→ MATERIAL
- - - - -

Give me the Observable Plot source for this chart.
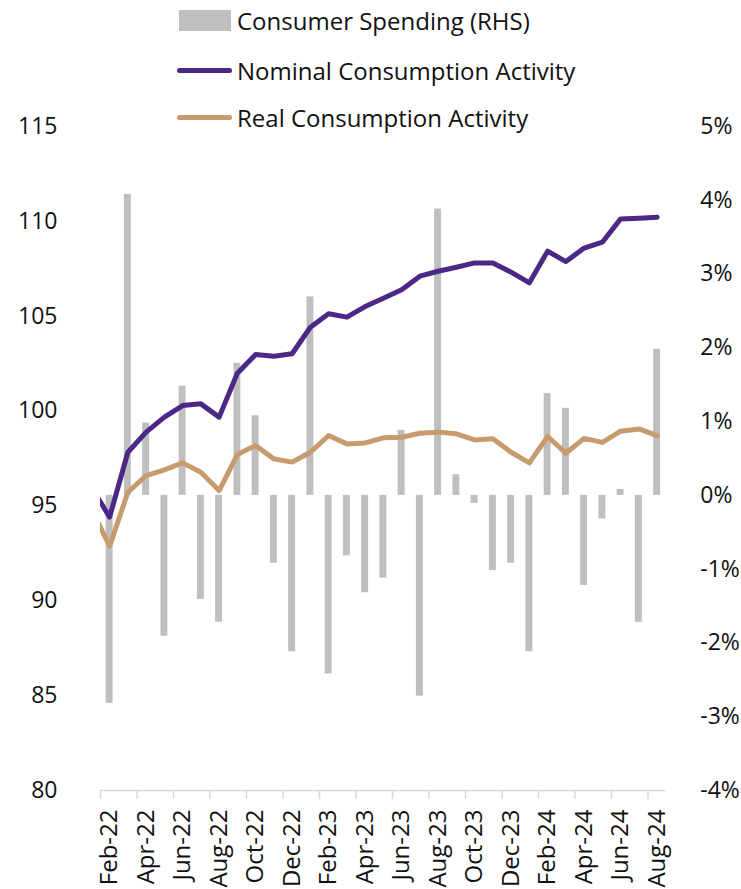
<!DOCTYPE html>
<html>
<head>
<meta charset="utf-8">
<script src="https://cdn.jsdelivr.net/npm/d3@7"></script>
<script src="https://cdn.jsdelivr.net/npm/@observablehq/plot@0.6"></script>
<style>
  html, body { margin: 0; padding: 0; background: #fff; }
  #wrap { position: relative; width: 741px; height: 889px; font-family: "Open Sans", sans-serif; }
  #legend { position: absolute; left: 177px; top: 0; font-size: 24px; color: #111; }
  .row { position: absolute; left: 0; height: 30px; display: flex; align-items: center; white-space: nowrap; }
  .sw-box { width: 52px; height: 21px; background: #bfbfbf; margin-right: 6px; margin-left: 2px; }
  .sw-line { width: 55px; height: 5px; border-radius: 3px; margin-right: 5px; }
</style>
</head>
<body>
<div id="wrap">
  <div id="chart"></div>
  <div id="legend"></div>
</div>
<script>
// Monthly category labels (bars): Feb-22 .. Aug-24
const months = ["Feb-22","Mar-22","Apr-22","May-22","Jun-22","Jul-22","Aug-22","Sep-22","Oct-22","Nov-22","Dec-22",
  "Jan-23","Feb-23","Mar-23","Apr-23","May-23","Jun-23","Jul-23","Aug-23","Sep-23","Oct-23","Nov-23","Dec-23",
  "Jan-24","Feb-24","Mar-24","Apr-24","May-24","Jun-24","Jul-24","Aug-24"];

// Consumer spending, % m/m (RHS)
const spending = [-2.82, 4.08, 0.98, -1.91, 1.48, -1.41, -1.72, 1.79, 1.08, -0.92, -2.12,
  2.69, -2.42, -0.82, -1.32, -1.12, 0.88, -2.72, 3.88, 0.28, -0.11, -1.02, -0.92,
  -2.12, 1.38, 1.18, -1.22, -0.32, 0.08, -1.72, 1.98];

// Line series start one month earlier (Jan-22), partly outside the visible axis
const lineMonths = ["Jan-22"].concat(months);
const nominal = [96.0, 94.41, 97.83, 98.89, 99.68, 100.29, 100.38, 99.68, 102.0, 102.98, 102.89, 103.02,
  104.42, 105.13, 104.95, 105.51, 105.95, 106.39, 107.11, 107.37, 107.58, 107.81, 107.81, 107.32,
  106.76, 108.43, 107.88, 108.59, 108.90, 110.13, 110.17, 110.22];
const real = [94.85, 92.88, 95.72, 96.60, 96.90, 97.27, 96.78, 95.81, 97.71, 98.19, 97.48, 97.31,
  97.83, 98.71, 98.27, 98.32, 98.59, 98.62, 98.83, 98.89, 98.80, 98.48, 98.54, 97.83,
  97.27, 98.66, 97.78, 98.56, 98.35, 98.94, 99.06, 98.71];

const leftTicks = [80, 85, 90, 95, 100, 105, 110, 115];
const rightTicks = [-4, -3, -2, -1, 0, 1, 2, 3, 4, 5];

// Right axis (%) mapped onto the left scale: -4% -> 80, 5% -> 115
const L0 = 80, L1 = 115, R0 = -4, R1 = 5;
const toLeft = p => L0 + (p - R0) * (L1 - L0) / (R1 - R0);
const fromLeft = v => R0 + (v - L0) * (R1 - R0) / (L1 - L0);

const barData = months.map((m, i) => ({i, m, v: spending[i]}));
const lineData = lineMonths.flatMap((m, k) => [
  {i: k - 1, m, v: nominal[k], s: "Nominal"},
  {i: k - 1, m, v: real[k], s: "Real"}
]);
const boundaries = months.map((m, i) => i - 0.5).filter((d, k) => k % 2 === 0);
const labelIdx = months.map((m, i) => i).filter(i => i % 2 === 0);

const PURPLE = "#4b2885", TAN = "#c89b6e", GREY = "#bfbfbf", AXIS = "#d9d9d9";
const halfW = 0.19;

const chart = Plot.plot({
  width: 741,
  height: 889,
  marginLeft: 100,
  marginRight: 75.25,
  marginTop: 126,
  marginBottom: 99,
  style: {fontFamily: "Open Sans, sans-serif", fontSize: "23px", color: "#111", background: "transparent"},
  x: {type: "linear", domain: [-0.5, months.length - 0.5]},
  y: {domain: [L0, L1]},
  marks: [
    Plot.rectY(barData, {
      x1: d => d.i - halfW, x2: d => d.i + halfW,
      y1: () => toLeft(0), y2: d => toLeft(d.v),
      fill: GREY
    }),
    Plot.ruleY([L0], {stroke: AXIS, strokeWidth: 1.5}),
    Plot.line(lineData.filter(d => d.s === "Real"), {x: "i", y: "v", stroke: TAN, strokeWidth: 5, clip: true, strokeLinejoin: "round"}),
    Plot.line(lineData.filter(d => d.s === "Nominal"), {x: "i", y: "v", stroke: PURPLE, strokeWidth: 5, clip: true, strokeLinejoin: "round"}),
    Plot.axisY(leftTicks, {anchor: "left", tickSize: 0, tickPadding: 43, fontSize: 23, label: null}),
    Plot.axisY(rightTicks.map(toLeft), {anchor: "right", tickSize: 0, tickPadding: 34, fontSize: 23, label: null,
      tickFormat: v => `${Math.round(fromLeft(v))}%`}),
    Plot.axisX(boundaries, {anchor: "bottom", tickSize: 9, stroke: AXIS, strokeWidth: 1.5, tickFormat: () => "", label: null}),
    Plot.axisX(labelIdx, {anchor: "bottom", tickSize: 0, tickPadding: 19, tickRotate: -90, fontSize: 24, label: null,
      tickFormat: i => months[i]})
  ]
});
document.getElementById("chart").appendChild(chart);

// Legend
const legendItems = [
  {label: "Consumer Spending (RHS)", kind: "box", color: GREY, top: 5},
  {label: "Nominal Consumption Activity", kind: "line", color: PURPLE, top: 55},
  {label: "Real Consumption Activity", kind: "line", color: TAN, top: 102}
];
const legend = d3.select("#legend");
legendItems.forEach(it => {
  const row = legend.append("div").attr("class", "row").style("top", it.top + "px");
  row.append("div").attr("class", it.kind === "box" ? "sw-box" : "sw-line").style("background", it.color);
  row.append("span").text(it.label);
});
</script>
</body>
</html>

- - - - -

Show every line from the listing above in which the string "chart" appears.

Give me the Observable Plot source for this chart.
  <div id="chart"></div>
const chart = Plot.plot({
document.getElementById("chart").appendChild(chart);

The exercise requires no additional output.